Talk about everything. Talk about things in the news, and things he likes and things he reads about, and things his friends say and do and about his dreams and yours.

Listen as much as you speak. Never laugh at his opinions. Let him keep his voice. Do not give yours away either, but temper it when he needs you to. Always flavor the conversation with generous doses of love.

Never answer “Why?” with “Because I said so.” Explain yourself in concise words. If you don’t know, admit it. If it’s the best you can do, say so. If you are wrong, apologize.

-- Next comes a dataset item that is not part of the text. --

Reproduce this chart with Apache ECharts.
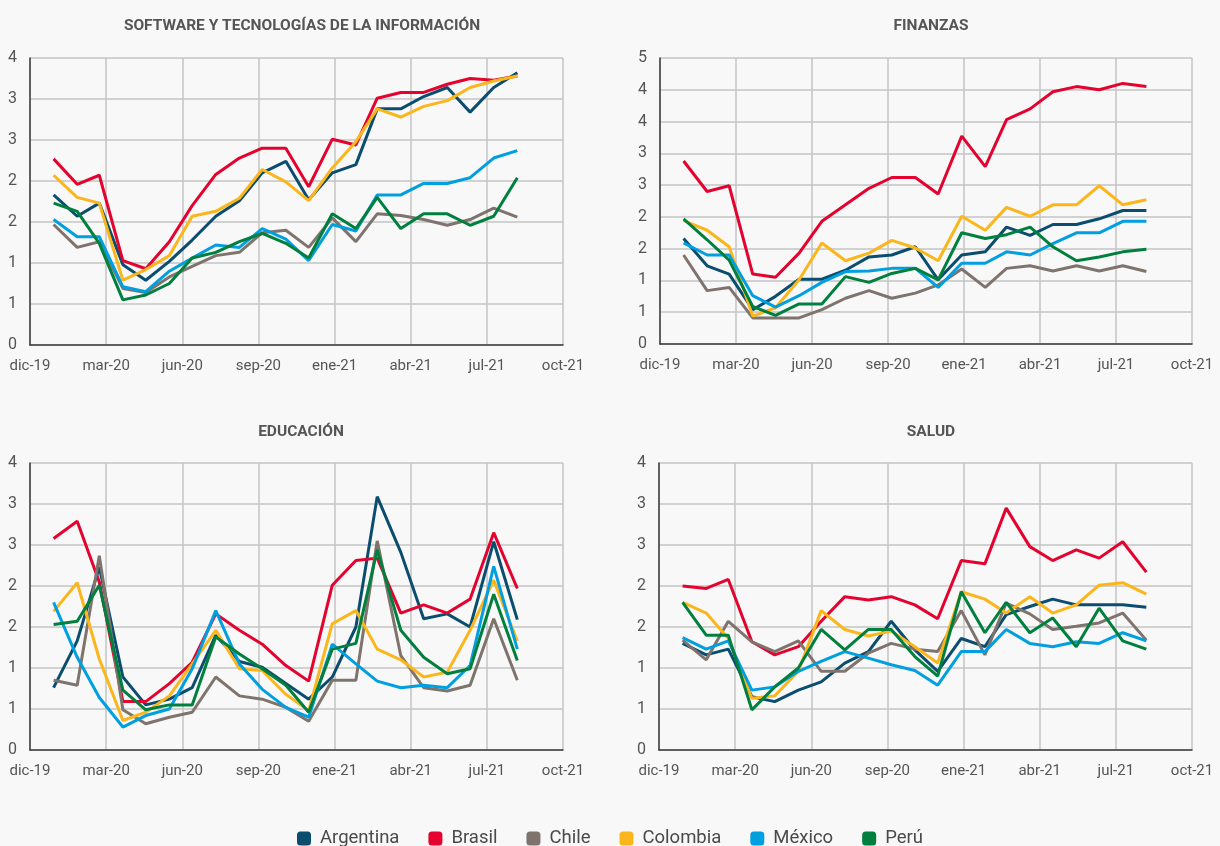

Talk about hard things. Those things you’d rather not even think about but expect a man to know. He will not find his way alone, or maybe he will. Maybe he will take another, darker path than the one he should and cause your heart to shatter. The harder it is to speak of it, the more you need to speak of it. Do not wait for him to bring it up. Speak and wait and listen. Let him be quiet when he needs to be. Allow him time to process. Give him room and space to think, so his thoughts can find him.

Then bring it up again.

Teach him to respect all people. Teach him that allowing others to have an opinion does not invalidate his own deeply held convictions.

In time, reveal your fear and your anger. He needs to know you are you and he is himself. He needs to know how to speak, listen, and think. So do you. Let him see your cracked places, without breaking him. A grown up man-child can handle your unwatered, passionate views.

Talk to him often, and rest in the words, and in the inbetween.

Do this.

If you are blessed, one day he will come up beside you and, without thought, steady you with his words, spoken and silent. And you will weep at the kindness of your son.